··· Collected material
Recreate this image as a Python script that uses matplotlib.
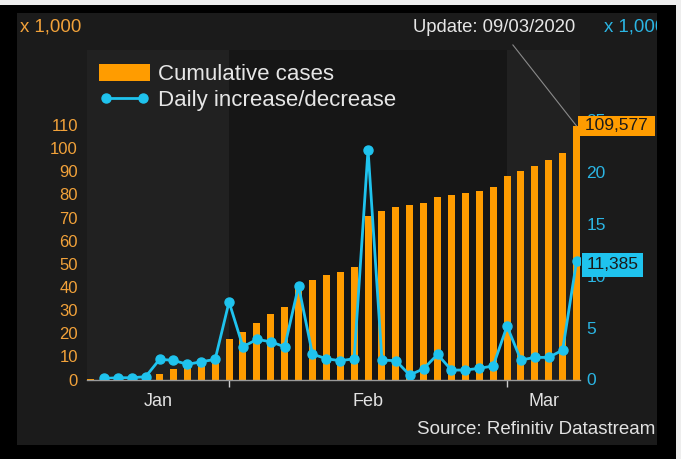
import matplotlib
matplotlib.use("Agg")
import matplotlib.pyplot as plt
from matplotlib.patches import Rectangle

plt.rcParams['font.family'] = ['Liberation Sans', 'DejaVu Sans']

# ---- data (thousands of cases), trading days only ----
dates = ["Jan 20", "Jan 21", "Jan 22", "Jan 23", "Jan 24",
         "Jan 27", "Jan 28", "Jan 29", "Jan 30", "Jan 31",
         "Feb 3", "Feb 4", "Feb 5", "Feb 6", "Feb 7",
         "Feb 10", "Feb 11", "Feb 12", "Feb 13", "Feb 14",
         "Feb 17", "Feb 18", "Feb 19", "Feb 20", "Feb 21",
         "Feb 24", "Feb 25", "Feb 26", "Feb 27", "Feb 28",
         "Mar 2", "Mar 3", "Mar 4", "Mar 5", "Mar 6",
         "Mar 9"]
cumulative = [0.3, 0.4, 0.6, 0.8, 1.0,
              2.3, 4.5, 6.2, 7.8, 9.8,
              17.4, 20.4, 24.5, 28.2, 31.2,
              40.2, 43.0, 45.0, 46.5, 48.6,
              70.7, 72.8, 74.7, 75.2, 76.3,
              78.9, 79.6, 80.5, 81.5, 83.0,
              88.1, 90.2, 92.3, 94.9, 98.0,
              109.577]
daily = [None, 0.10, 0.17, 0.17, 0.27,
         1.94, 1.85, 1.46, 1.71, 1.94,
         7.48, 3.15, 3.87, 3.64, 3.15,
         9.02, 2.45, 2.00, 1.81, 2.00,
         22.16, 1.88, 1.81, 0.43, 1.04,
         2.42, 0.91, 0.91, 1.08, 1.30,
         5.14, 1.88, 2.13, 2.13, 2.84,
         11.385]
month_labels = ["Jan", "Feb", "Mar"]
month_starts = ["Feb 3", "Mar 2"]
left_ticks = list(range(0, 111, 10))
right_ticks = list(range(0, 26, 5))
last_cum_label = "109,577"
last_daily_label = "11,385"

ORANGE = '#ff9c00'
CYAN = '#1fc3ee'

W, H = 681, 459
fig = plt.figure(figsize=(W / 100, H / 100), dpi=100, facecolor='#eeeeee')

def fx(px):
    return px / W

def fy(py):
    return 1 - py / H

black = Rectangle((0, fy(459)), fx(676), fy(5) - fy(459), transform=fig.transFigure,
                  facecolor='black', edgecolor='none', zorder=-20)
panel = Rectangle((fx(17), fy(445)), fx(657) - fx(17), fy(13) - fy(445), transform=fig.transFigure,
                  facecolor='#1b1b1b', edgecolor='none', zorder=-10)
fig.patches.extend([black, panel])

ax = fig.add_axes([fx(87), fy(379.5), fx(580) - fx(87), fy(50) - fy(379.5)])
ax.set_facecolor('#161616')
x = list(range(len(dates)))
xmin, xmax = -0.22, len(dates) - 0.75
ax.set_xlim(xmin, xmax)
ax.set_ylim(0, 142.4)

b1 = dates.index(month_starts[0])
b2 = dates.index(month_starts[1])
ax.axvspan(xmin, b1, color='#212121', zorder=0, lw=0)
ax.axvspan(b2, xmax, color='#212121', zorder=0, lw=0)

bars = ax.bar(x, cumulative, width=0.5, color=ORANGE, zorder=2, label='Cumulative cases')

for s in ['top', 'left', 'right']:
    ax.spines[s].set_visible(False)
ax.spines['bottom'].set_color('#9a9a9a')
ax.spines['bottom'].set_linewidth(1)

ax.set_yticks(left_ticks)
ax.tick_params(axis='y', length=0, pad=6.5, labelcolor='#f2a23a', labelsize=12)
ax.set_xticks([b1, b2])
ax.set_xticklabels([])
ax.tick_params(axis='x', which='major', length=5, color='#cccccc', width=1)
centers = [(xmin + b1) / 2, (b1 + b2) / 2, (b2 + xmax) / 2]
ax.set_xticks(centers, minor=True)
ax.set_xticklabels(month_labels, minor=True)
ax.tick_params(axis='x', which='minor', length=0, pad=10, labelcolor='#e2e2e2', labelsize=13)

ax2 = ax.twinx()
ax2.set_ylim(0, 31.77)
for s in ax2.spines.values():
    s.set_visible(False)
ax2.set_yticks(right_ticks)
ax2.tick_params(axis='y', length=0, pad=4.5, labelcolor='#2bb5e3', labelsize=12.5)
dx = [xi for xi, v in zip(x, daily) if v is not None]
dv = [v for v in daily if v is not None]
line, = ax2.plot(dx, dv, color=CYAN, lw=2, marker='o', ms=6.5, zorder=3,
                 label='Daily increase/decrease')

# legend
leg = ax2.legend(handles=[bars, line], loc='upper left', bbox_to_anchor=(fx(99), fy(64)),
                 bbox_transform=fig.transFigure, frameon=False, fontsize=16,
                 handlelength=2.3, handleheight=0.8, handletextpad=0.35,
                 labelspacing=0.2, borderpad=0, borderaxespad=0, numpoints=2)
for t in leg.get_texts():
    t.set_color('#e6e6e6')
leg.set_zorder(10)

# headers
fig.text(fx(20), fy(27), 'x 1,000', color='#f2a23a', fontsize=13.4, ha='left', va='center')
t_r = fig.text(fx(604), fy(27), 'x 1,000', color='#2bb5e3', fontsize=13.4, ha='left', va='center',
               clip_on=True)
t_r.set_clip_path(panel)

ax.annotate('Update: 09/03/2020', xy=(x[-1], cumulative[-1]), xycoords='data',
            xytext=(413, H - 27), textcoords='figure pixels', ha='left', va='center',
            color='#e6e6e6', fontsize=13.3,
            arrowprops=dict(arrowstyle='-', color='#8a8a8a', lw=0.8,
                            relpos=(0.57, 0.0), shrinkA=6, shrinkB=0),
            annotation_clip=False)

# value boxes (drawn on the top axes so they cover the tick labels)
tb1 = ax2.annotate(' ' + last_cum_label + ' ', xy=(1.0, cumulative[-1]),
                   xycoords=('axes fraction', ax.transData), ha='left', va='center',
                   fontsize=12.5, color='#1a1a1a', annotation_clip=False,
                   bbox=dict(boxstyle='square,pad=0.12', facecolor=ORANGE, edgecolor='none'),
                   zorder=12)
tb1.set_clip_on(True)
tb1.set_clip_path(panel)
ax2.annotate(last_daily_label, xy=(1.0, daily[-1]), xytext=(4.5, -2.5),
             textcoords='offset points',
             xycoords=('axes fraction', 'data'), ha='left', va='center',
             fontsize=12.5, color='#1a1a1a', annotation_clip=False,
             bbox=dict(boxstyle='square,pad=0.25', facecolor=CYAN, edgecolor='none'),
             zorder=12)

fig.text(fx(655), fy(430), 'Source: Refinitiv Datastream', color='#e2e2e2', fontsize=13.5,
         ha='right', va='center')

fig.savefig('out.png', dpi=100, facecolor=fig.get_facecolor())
······
• [Exercise objective]: Reproduce the material above verbatim; omit every picture.

• [Worked answer]:
Recreate this image as a Python script that uses matplotlib.
import matplotlib
matplotlib.use("Agg")
import matplotlib.pyplot as plt
from matplotlib.patches import Rectangle

plt.rcParams['font.family'] = ['Liberation Sans', 'DejaVu Sans']

# ---- data (thousands of cases), trading days only ----
dates = ["Jan 20", "Jan 21", "Jan 22", "Jan 23", "Jan 24",
         "Jan 27", "Jan 28", "Jan 29", "Jan 30", "Jan 31",
         "Feb 3", "Feb 4", "Feb 5", "Feb 6", "Feb 7",
         "Feb 10", "Feb 11", "Feb 12", "Feb 13", "Feb 14",
         "Feb 17", "Feb 18", "Feb 19", "Feb 20", "Feb 21",
         "Feb 24", "Feb 25", "Feb 26", "Feb 27", "Feb 28",
         "Mar 2", "Mar 3", "Mar 4", "Mar 5", "Mar 6",
         "Mar 9"]
cumulative = [0.3, 0.4, 0.6, 0.8, 1.0,
              2.3, 4.5, 6.2, 7.8, 9.8,
              17.4, 20.4, 24.5, 28.2, 31.2,
              40.2, 43.0, 45.0, 46.5, 48.6,
              70.7, 72.8, 74.7, 75.2, 76.3,
              78.9, 79.6, 80.5, 81.5, 83.0,
              88.1, 90.2, 92.3, 94.9, 98.0,
              109.577]
daily = [None, 0.10, 0.17, 0.17, 0.27,
         1.94, 1.85, 1.46, 1.71, 1.94,
         7.48, 3.15, 3.87, 3.64, 3.15,
         9.02, 2.45, 2.00, 1.81, 2.00,
         22.16, 1.88, 1.81, 0.43, 1.04,
         2.42, 0.91, 0.91, 1.08, 1.30,
         5.14, 1.88, 2.13, 2.13, 2.84,
         11.385]
month_labels = ["Jan", "Feb", "Mar"]
month_starts = ["Feb 3", "Mar 2"]
left_ticks = list(range(0, 111, 10))
right_ticks = list(range(0, 26, 5))
last_cum_label = "109,577"
last_daily_label = "11,385"

ORANGE = '#ff9c00'
CYAN = '#1fc3ee'

W, H = 681, 459
fig = plt.figure(figsize=(W / 100, H / 100), dpi=100, facecolor='#eeeeee')

def fx(px):
    return px / W

def fy(py):
    return 1 - py / H

black = Rectangle((0, fy(459)), fx(676), fy(5) - fy(459), transform=fig.transFigure,
                  facecolor='black', edgecolor='none', zorder=-20)
panel = Rectangle((fx(17), fy(445)), fx(657) - fx(17), fy(13) - fy(445), transform=fig.transFigure,
                  facecolor='#1b1b1b', edgecolor='none', zorder=-10)
fig.patches.extend([black, panel])

ax = fig.add_axes([fx(87), fy(379.5), fx(580) - fx(87), fy(50) - fy(379.5)])
ax.set_facecolor('#161616')
x = list(range(len(dates)))
xmin, xmax = -0.22, len(dates) - 0.75
ax.set_xlim(xmin, xmax)
ax.set_ylim(0, 142.4)

b1 = dates.index(month_starts[0])
b2 = dates.index(month_starts[1])
ax.axvspan(xmin, b1, color='#212121', zorder=0, lw=0)
ax.axvspan(b2, xmax, color='#212121', zorder=0, lw=0)

bars = ax.bar(x, cumulative, width=0.5, color=ORANGE, zorder=2, label='Cumulative cases')

for s in ['top', 'left', 'right']:
    ax.spines[s].set_visible(False)
ax.spines['bottom'].set_color('#9a9a9a')
ax.spines['bottom'].set_linewidth(1)

ax.set_yticks(left_ticks)
ax.tick_params(axis='y', length=0, pad=6.5, labelcolor='#f2a23a', labelsize=12)
ax.set_xticks([b1, b2])
ax.set_xticklabels([])
ax.tick_params(axis='x', which='major', length=5, color='#cccccc', width=1)
centers = [(xmin + b1) / 2, (b1 + b2) / 2, (b2 + xmax) / 2]
ax.set_xticks(centers, minor=True)
ax.set_xticklabels(month_labels, minor=True)
ax.tick_params(axis='x', which='minor', length=0, pad=10, labelcolor='#e2e2e2', labelsize=13)

ax2 = ax.twinx()
ax2.set_ylim(0, 31.77)
for s in ax2.spines.values():
    s.set_visible(False)
ax2.set_yticks(right_ticks)
ax2.tick_params(axis='y', length=0, pad=4.5, labelcolor='#2bb5e3', labelsize=12.5)
dx = [xi for xi, v in zip(x, daily) if v is not None]
dv = [v for v in daily if v is not None]
line, = ax2.plot(dx, dv, color=CYAN, lw=2, marker='o', ms=6.5, zorder=3,
                 label='Daily increase/decrease')

# legend
leg = ax2.legend(handles=[bars, line], loc='upper left', bbox_to_anchor=(fx(99), fy(64)),
                 bbox_transform=fig.transFigure, frameon=False, fontsize=16,
                 handlelength=2.3, handleheight=0.8, handletextpad=0.35,
                 labelspacing=0.2, borderpad=0, borderaxespad=0, numpoints=2)
for t in leg.get_texts():
    t.set_color('#e6e6e6')
leg.set_zorder(10)

# headers
fig.text(fx(20), fy(27), 'x 1,000', color='#f2a23a', fontsize=13.4, ha='left', va='center')
t_r = fig.text(fx(604), fy(27), 'x 1,000', color='#2bb5e3', fontsize=13.4, ha='left', va='center',
               clip_on=True)
t_r.set_clip_path(panel)

ax.annotate('Update: 09/03/2020', xy=(x[-1], cumulative[-1]), xycoords='data',
            xytext=(413, H - 27), textcoords='figure pixels', ha='left', va='center',
            color='#e6e6e6', fontsize=13.3,
            arrowprops=dict(arrowstyle='-', color='#8a8a8a', lw=0.8,
                            relpos=(0.57, 0.0), shrinkA=6, shrinkB=0),
            annotation_clip=False)

# value boxes (drawn on the top axes so they cover the tick labels)
tb1 = ax2.annotate(' ' + last_cum_label + ' ', xy=(1.0, cumulative[-1]),
                   xycoords=('axes fraction', ax.transData), ha='left', va='center',
                   fontsize=12.5, color='#1a1a1a', annotation_clip=False,
                   bbox=dict(boxstyle='square,pad=0.12', facecolor=ORANGE, edgecolor='none'),
                   zorder=12)
tb1.set_clip_on(True)
tb1.set_clip_path(panel)
ax2.annotate(last_daily_label, xy=(1.0, daily[-1]), xytext=(4.5, -2.5),
             textcoords='offset points',
             xycoords=('axes fraction', 'data'), ha='left', va='center',
             fontsize=12.5, color='#1a1a1a', annotation_clip=False,
             bbox=dict(boxstyle='square,pad=0.25', facecolor=CYAN, edgecolor='none'),
             zorder=12)

fig.text(fx(655), fy(430), 'Source: Refinitiv Datastream', color='#e2e2e2', fontsize=13.5,
         ha='right', va='center')

fig.savefig('out.png', dpi=100, facecolor=fig.get_facecolor())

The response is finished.